Die Proteste, sagen die Studenten, würden auch nach der Räumung weitergehen. Kann schon sein, aber werden sie irgendwann auch in der Lage sein, klarzumachen, wogegen sie protestieren und wofür sie konkret kämpfen?
Auch die Politik, das haben diese zwei Monate gezeigt, wird in nächster Zukunft nicht bereit und in der Lage sein, so etwas wie ein hochschulpolitisches Konzept vorzulegen. Weder der Bundeskanzler noch der Wissenschaftsminister hat die Öffentlichkeit wissen lassen, welchen Teil der Forderungen sie für berechtigt halten und welchen nicht. Vor allem aber weiß nach wie vor niemand, was die Studierenden und Lehrenden der österreichischen Universitäten heute und in Zukunft an organisatorischen und finanziellen Rahmenbedingungen zu erwarten haben.
Der „Hochschuldialog“, den der hilflose Wissenschaftsminister nach einer mehrwöchigen Schrecksekunde ins Leben gerufen hat, ist die typisch österreichische Lösung. Österreich ist ja das Land, in dem man alles daransetzt, eine Lösung zu finden, ehe man das Problem verstanden hat. Bis Juni 2010 wird man sich also sicher über die Verwendung der 34Millionen Euro einigen können, die der Noch-Wissenschaftsminister als eine Art Gnadenbrot zurücklässt, ehe er sich nach Brüssel verabschiedet. Aber die strukturelle Frage, an der alles Weitere hängt, wird auch der Hochschuldialog nicht beantworten: ob es für die Republik sinnvoll ist, den Mythos vom „freien Hochschulzugang“ aufrechtzuerhalten.
Wer das will und außerdem gegen die Einführung von Studiengebühren ist, muss wissen, dass er den Universitäten sehr viel mehr Geld zur Verfügung stellen muss, um die Verstopfungseffekte, die wir jetzt an den Unis sehen, zu mildern. Oder aber man bekennt sich ehrlich dazu, eine festgelegte Zahl von Studienplätzen finanziell so auszustatten, dass für alle, die aufgrund einer leistungsorientierten Selektion einen Studienplatz erhalten, ein reibungsloser Studienbetrieb möglich wird. Soziale Selektion lässt sich durch ein vernünftiges Stipendien- und Kreditsystem vermeiden.

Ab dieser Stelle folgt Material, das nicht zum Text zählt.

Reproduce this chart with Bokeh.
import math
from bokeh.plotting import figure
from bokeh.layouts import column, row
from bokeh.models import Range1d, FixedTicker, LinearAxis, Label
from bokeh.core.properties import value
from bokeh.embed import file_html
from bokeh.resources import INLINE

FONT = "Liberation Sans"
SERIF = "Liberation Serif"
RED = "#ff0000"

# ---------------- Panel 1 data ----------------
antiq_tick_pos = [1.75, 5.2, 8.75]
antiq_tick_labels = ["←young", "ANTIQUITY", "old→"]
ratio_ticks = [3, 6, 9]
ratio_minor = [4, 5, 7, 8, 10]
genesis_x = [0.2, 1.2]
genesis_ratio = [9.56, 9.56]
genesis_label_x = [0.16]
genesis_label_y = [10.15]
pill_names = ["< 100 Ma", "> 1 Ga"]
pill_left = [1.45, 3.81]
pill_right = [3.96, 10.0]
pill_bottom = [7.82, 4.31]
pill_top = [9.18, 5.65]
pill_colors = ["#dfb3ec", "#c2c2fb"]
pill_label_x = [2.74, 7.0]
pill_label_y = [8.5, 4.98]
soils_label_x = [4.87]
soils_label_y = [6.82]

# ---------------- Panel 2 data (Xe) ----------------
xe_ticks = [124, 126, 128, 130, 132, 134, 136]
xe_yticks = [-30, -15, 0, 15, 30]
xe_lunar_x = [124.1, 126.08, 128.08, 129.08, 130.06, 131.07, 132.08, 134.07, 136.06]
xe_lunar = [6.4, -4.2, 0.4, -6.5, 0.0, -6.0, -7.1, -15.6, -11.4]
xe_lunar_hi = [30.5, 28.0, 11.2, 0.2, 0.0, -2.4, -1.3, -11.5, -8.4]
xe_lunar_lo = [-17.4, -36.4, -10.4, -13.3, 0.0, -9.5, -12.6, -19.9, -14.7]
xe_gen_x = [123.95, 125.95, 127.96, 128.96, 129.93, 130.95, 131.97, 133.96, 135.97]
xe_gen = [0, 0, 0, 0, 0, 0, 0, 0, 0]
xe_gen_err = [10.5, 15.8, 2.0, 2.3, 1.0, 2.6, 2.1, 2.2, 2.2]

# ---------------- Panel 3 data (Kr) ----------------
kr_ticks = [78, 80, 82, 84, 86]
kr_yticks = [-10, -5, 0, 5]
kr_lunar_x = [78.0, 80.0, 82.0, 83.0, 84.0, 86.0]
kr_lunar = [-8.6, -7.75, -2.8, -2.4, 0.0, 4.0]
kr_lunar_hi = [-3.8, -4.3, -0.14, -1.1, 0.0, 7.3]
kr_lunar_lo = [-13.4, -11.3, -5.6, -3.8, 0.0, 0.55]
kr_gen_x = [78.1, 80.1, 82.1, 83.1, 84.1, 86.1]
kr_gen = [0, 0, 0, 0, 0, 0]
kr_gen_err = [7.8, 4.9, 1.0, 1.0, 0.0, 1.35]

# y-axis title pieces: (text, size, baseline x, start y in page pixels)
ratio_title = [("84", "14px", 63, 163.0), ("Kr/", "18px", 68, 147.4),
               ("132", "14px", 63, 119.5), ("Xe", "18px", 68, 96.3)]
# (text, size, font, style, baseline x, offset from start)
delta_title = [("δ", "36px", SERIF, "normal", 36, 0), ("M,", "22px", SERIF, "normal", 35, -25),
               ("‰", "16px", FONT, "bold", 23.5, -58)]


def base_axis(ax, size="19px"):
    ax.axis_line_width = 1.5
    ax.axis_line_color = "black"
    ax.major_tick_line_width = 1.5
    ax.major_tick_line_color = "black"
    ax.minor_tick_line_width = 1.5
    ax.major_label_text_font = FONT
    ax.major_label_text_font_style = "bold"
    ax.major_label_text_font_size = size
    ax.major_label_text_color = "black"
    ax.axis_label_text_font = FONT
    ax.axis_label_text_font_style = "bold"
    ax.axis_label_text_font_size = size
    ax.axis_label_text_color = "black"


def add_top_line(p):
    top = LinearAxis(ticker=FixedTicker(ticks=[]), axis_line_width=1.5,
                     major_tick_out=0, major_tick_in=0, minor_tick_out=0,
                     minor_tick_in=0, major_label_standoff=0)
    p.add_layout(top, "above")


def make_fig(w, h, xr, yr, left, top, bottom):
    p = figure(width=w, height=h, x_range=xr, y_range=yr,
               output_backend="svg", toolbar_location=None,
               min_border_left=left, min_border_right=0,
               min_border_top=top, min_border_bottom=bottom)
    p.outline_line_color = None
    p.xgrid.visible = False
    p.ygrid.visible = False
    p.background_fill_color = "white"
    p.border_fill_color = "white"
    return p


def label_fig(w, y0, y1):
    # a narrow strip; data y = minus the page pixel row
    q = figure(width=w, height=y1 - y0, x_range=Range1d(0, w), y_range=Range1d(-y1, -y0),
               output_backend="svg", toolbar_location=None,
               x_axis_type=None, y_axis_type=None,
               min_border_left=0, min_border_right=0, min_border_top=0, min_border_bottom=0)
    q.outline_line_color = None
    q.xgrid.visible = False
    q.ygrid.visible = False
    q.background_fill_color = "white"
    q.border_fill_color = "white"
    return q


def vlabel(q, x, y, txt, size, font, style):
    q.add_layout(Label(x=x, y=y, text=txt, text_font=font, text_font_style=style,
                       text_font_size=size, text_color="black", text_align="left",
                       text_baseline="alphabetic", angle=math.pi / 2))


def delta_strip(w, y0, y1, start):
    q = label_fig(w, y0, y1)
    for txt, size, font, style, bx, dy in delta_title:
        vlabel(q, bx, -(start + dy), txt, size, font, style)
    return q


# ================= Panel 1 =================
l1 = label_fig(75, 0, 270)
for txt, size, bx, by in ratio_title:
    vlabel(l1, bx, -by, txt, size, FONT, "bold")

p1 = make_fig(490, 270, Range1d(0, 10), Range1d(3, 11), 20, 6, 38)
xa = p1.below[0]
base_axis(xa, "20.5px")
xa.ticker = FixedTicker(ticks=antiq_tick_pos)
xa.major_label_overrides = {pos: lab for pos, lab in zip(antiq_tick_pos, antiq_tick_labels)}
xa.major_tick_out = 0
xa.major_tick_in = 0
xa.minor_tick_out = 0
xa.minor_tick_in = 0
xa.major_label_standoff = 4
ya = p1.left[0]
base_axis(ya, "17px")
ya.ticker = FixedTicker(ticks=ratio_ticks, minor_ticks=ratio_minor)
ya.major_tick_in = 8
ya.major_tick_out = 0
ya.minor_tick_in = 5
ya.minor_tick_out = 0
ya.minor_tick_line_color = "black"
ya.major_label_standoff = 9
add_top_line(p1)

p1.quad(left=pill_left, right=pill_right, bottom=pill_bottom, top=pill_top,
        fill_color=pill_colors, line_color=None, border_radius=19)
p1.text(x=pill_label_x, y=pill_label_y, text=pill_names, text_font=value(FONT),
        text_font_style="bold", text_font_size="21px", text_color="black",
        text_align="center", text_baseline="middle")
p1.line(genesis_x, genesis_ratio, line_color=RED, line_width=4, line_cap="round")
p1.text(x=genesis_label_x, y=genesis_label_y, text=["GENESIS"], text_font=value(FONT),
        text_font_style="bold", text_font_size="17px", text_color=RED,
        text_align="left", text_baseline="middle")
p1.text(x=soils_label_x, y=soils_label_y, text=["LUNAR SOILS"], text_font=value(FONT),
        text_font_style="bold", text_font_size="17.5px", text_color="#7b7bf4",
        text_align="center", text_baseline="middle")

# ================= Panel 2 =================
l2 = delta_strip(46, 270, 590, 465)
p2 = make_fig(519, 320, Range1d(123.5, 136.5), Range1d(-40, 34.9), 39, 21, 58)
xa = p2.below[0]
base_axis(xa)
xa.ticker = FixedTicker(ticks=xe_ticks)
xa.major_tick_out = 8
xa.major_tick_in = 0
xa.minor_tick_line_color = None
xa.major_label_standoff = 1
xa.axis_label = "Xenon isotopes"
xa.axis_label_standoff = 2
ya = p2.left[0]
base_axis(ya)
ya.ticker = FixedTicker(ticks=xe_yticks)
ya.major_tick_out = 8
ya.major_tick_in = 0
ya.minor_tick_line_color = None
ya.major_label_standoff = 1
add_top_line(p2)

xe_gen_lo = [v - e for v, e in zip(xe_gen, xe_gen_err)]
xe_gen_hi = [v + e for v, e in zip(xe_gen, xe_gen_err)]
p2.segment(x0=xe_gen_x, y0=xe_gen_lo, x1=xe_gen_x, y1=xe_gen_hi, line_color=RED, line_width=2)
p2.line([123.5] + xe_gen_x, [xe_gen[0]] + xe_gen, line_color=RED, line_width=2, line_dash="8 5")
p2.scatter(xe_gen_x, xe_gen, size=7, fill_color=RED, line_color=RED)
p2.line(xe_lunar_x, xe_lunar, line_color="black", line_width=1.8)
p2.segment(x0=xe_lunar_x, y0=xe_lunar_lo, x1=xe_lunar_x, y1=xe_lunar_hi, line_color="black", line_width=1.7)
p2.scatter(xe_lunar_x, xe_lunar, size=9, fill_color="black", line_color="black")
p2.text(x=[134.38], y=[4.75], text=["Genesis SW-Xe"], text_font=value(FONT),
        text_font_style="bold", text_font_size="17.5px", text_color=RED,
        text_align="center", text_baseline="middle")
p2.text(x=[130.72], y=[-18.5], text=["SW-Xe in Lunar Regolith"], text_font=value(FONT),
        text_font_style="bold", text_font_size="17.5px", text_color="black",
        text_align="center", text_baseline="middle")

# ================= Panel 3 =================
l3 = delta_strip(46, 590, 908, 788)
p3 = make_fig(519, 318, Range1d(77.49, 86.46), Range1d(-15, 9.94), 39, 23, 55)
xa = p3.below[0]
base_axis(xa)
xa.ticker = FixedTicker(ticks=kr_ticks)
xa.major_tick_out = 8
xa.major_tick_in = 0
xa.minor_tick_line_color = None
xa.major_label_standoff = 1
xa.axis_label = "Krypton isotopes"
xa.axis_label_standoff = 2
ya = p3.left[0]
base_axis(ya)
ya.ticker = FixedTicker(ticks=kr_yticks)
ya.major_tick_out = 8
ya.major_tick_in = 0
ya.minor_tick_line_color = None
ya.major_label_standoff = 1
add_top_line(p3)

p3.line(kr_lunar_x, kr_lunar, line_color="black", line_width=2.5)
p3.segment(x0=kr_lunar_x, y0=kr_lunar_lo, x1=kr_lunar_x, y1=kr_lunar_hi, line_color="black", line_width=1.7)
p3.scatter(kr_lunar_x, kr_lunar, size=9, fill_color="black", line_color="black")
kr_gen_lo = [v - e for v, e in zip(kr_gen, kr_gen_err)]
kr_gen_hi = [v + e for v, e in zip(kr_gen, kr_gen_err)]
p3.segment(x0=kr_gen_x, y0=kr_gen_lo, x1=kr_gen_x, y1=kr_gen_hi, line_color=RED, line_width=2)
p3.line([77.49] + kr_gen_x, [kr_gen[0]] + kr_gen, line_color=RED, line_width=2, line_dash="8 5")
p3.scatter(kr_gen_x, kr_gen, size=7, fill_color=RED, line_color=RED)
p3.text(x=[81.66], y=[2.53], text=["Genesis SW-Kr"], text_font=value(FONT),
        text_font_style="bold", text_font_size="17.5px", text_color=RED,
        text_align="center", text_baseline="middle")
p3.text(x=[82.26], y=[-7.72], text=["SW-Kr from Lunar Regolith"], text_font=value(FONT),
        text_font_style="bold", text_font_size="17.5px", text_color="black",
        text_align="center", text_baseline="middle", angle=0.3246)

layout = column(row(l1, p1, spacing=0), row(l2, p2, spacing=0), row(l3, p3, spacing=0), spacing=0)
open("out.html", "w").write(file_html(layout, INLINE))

Nach allen Erfahrungen, die wir bisher gemacht haben, wäre zusätzliches Geld im bisherigen System schlecht eingesetzt, weil es Umverteilung von unten nach oben bedeutet. Aber welche Entscheidung auch immer die Politik treffen würde: Sie wäre die Grundlage für eine ernsthafte Debatte.
Derzeit sieht die Position der österreichischen Regierung, wenn man von einer solchen überhaupt sprechen kann, so aus: Wir wollen beim freien Hochschulzugang bleiben, aber nicht nennenswert mehr Geld in das universitäre System investieren. Das führt zwangsläufig zu einer untragbaren Situation, wie wir sie eben derzeit an den Universitäten haben.
Der berechtigte Unmut über diese Situation stand am Anfang der sich jetzt auflösenden Protestbewegung. Man kann den Akteuren den Vorwurf nicht ersparen, dass sie für ihr Scheitern selbst verantwortlich sind: Erwachsenen Menschen, die sich selbst als die künftige Elite dieser Gesellschaft sehen, muss man zutrauen können, dass sie sich ein konsistentes Bild ihrer Situation machen und daraus nachvollziehbare, konkrete Forderungen ableiten.
Noch viel mehr müsste man aber von einer Regierung erwarten können, dass sie ein nachvollziehbares Konzept für die Ausbildung der künftigen Elite des Landes hat. Das hat sie nicht, und deshalb hat sie sich den schärfsten Protest einer Generation verdient, deren Zukunft nicht ernst genug genommen wird.
Schade, dass diese Chance nicht genutzt wurde.